■ **Data**

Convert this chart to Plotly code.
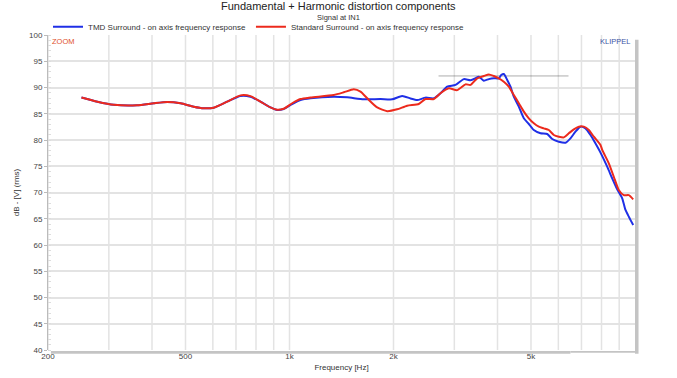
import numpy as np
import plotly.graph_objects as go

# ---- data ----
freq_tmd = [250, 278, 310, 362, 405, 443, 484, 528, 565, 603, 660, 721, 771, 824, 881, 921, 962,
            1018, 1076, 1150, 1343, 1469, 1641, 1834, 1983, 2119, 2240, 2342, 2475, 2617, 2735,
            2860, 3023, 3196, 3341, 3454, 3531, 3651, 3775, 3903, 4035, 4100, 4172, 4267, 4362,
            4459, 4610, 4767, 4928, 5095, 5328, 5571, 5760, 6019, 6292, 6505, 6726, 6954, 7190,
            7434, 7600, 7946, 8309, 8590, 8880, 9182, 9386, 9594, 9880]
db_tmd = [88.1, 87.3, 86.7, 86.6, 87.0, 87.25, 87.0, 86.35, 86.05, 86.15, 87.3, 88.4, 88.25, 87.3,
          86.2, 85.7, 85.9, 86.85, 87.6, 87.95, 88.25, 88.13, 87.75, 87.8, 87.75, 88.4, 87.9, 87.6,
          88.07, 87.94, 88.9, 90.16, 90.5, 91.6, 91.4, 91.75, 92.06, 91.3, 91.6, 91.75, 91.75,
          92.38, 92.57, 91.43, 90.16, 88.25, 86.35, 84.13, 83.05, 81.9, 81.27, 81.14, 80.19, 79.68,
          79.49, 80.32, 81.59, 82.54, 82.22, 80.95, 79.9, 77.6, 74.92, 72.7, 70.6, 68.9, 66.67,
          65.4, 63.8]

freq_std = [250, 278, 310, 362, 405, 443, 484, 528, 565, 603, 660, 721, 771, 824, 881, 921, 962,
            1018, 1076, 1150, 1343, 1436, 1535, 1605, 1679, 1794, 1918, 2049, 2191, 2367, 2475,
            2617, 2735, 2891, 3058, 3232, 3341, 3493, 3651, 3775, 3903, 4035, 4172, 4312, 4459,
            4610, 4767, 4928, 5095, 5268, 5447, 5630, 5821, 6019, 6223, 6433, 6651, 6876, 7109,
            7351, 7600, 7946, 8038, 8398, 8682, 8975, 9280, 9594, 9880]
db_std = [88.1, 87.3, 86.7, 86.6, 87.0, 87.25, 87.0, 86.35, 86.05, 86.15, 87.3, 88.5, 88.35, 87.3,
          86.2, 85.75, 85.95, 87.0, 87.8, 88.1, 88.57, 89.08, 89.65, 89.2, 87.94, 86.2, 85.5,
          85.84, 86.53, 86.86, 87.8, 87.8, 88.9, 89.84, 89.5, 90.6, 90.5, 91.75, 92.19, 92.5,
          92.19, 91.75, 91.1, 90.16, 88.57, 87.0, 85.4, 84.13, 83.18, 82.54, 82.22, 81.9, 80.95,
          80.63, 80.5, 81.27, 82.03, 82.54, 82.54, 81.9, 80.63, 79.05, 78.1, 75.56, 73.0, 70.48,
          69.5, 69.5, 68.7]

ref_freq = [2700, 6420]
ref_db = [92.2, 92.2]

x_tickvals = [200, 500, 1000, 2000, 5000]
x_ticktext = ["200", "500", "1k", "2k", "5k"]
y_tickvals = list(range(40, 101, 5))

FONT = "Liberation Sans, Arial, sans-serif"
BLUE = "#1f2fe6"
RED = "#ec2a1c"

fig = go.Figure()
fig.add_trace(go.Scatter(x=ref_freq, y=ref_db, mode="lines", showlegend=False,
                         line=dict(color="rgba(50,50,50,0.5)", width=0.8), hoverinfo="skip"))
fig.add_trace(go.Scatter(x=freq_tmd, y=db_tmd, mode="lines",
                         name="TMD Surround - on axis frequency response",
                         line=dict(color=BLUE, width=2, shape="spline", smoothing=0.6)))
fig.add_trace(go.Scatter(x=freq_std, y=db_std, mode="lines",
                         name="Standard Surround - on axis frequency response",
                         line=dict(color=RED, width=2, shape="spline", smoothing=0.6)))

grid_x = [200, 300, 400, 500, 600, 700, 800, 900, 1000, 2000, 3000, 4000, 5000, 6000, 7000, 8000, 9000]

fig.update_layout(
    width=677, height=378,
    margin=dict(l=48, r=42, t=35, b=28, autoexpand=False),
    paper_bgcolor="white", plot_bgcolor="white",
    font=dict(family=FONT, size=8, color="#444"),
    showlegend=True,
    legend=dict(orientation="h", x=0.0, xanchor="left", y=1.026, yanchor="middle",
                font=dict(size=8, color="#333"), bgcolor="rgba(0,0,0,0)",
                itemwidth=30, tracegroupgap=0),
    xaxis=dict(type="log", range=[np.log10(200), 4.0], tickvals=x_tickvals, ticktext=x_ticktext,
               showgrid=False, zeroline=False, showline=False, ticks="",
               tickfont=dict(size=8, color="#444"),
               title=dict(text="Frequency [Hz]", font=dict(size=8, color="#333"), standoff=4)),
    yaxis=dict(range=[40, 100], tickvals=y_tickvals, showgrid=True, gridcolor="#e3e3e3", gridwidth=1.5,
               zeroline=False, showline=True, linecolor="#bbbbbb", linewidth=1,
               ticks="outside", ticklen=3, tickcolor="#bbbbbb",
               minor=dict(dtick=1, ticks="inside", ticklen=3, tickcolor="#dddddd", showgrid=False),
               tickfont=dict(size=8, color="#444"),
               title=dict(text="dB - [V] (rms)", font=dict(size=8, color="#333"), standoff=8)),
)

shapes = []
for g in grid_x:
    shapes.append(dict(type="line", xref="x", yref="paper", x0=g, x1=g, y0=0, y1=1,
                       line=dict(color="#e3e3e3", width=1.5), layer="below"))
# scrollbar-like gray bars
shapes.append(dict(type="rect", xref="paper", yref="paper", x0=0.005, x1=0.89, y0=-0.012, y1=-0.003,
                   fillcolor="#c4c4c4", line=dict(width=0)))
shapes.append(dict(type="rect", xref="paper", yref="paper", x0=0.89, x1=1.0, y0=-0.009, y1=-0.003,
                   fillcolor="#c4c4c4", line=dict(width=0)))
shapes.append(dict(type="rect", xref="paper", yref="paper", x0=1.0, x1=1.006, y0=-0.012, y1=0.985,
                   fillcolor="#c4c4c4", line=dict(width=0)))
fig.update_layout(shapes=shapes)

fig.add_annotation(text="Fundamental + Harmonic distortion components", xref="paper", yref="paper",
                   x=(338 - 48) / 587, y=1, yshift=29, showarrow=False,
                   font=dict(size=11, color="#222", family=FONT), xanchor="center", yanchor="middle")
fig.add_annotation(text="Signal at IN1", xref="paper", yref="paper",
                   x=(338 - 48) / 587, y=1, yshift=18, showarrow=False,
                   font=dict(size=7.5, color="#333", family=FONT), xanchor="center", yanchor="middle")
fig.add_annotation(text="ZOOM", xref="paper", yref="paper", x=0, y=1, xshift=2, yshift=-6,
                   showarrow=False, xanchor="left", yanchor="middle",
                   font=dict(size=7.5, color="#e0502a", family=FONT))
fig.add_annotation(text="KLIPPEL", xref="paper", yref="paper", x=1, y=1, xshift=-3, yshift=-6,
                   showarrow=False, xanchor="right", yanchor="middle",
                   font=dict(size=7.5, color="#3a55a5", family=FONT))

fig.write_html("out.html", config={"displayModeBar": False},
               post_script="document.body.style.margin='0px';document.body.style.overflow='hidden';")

■ **What this task involves**
Omit every picture while copying the listing above exactly.

■ **Correct response**
Convert this chart to Plotly code.
import numpy as np
import plotly.graph_objects as go

# ---- data ----
freq_tmd = [250, 278, 310, 362, 405, 443, 484, 528, 565, 603, 660, 721, 771, 824, 881, 921, 962,
            1018, 1076, 1150, 1343, 1469, 1641, 1834, 1983, 2119, 2240, 2342, 2475, 2617, 2735,
            2860, 3023, 3196, 3341, 3454, 3531, 3651, 3775, 3903, 4035, 4100, 4172, 4267, 4362,
            4459, 4610, 4767, 4928, 5095, 5328, 5571, 5760, 6019, 6292, 6505, 6726, 6954, 7190,
            7434, 7600, 7946, 8309, 8590, 8880, 9182, 9386, 9594, 9880]
db_tmd = [88.1, 87.3, 86.7, 86.6, 87.0, 87.25, 87.0, 86.35, 86.05, 86.15, 87.3, 88.4, 88.25, 87.3,
          86.2, 85.7, 85.9, 86.85, 87.6, 87.95, 88.25, 88.13, 87.75, 87.8, 87.75, 88.4, 87.9, 87.6,
          88.07, 87.94, 88.9, 90.16, 90.5, 91.6, 91.4, 91.75, 92.06, 91.3, 91.6, 91.75, 91.75,
          92.38, 92.57, 91.43, 90.16, 88.25, 86.35, 84.13, 83.05, 81.9, 81.27, 81.14, 80.19, 79.68,
          79.49, 80.32, 81.59, 82.54, 82.22, 80.95, 79.9, 77.6, 74.92, 72.7, 70.6, 68.9, 66.67,
          65.4, 63.8]

freq_std = [250, 278, 310, 362, 405, 443, 484, 528, 565, 603, 660, 721, 771, 824, 881, 921, 962,
            1018, 1076, 1150, 1343, 1436, 1535, 1605, 1679, 1794, 1918, 2049, 2191, 2367, 2475,
            2617, 2735, 2891, 3058, 3232, 3341, 3493, 3651, 3775, 3903, 4035, 4172, 4312, 4459,
            4610, 4767, 4928, 5095, 5268, 5447, 5630, 5821, 6019, 6223, 6433, 6651, 6876, 7109,
            7351, 7600, 7946, 8038, 8398, 8682, 8975, 9280, 9594, 9880]
db_std = [88.1, 87.3, 86.7, 86.6, 87.0, 87.25, 87.0, 86.35, 86.05, 86.15, 87.3, 88.5, 88.35, 87.3,
          86.2, 85.75, 85.95, 87.0, 87.8, 88.1, 88.57, 89.08, 89.65, 89.2, 87.94, 86.2, 85.5,
          85.84, 86.53, 86.86, 87.8, 87.8, 88.9, 89.84, 89.5, 90.6, 90.5, 91.75, 92.19, 92.5,
          92.19, 91.75, 91.1, 90.16, 88.57, 87.0, 85.4, 84.13, 83.18, 82.54, 82.22, 81.9, 80.95,
          80.63, 80.5, 81.27, 82.03, 82.54, 82.54, 81.9, 80.63, 79.05, 78.1, 75.56, 73.0, 70.48,
          69.5, 69.5, 68.7]

ref_freq = [2700, 6420]
ref_db = [92.2, 92.2]

x_tickvals = [200, 500, 1000, 2000, 5000]
x_ticktext = ["200", "500", "1k", "2k", "5k"]
y_tickvals = list(range(40, 101, 5))

FONT = "Liberation Sans, Arial, sans-serif"
BLUE = "#1f2fe6"
RED = "#ec2a1c"

fig = go.Figure()
fig.add_trace(go.Scatter(x=ref_freq, y=ref_db, mode="lines", showlegend=False,
                         line=dict(color="rgba(50,50,50,0.5)", width=0.8), hoverinfo="skip"))
fig.add_trace(go.Scatter(x=freq_tmd, y=db_tmd, mode="lines",
                         name="TMD Surround - on axis frequency response",
                         line=dict(color=BLUE, width=2, shape="spline", smoothing=0.6)))
fig.add_trace(go.Scatter(x=freq_std, y=db_std, mode="lines",
                         name="Standard Surround - on axis frequency response",
                         line=dict(color=RED, width=2, shape="spline", smoothing=0.6)))

grid_x = [200, 300, 400, 500, 600, 700, 800, 900, 1000, 2000, 3000, 4000, 5000, 6000, 7000, 8000, 9000]

fig.update_layout(
    width=677, height=378,
    margin=dict(l=48, r=42, t=35, b=28, autoexpand=False),
    paper_bgcolor="white", plot_bgcolor="white",
    font=dict(family=FONT, size=8, color="#444"),
    showlegend=True,
    legend=dict(orientation="h", x=0.0, xanchor="left", y=1.026, yanchor="middle",
                font=dict(size=8, color="#333"), bgcolor="rgba(0,0,0,0)",
                itemwidth=30, tracegroupgap=0),
    xaxis=dict(type="log", range=[np.log10(200), 4.0], tickvals=x_tickvals, ticktext=x_ticktext,
               showgrid=False, zeroline=False, showline=False, ticks="",
               tickfont=dict(size=8, color="#444"),
               title=dict(text="Frequency [Hz]", font=dict(size=8, color="#333"), standoff=4)),
    yaxis=dict(range=[40, 100], tickvals=y_tickvals, showgrid=True, gridcolor="#e3e3e3", gridwidth=1.5,
               zeroline=False, showline=True, linecolor="#bbbbbb", linewidth=1,
               ticks="outside", ticklen=3, tickcolor="#bbbbbb",
               minor=dict(dtick=1, ticks="inside", ticklen=3, tickcolor="#dddddd", showgrid=False),
               tickfont=dict(size=8, color="#444"),
               title=dict(text="dB - [V] (rms)", font=dict(size=8, color="#333"), standoff=8)),
)

shapes = []
for g in grid_x:
    shapes.append(dict(type="line", xref="x", yref="paper", x0=g, x1=g, y0=0, y1=1,
                       line=dict(color="#e3e3e3", width=1.5), layer="below"))
# scrollbar-like gray bars
shapes.append(dict(type="rect", xref="paper", yref="paper", x0=0.005, x1=0.89, y0=-0.012, y1=-0.003,
                   fillcolor="#c4c4c4", line=dict(width=0)))
shapes.append(dict(type="rect", xref="paper", yref="paper", x0=0.89, x1=1.0, y0=-0.009, y1=-0.003,
                   fillcolor="#c4c4c4", line=dict(width=0)))
shapes.append(dict(type="rect", xref="paper", yref="paper", x0=1.0, x1=1.006, y0=-0.012, y1=0.985,
                   fillcolor="#c4c4c4", line=dict(width=0)))
fig.update_layout(shapes=shapes)

fig.add_annotation(text="Fundamental + Harmonic distortion components", xref="paper", yref="paper",
                   x=(338 - 48) / 587, y=1, yshift=29, showarrow=False,
                   font=dict(size=11, color="#222", family=FONT), xanchor="center", yanchor="middle")
fig.add_annotation(text="Signal at IN1", xref="paper", yref="paper",
                   x=(338 - 48) / 587, y=1, yshift=18, showarrow=False,
                   font=dict(size=7.5, color="#333", family=FONT), xanchor="center", yanchor="middle")
fig.add_annotation(text="ZOOM", xref="paper", yref="paper", x=0, y=1, xshift=2, yshift=-6,
                   showarrow=False, xanchor="left", yanchor="middle",
                   font=dict(size=7.5, color="#e0502a", family=FONT))
fig.add_annotation(text="KLIPPEL", xref="paper", yref="paper", x=1, y=1, xshift=-3, yshift=-6,
                   showarrow=False, xanchor="right", yanchor="middle",
                   font=dict(size=7.5, color="#3a55a5", family=FONT))

fig.write_html("out.html", config={"displayModeBar": False},
               post_script="document.body.style.margin='0px';document.body.style.overflow='hidden';")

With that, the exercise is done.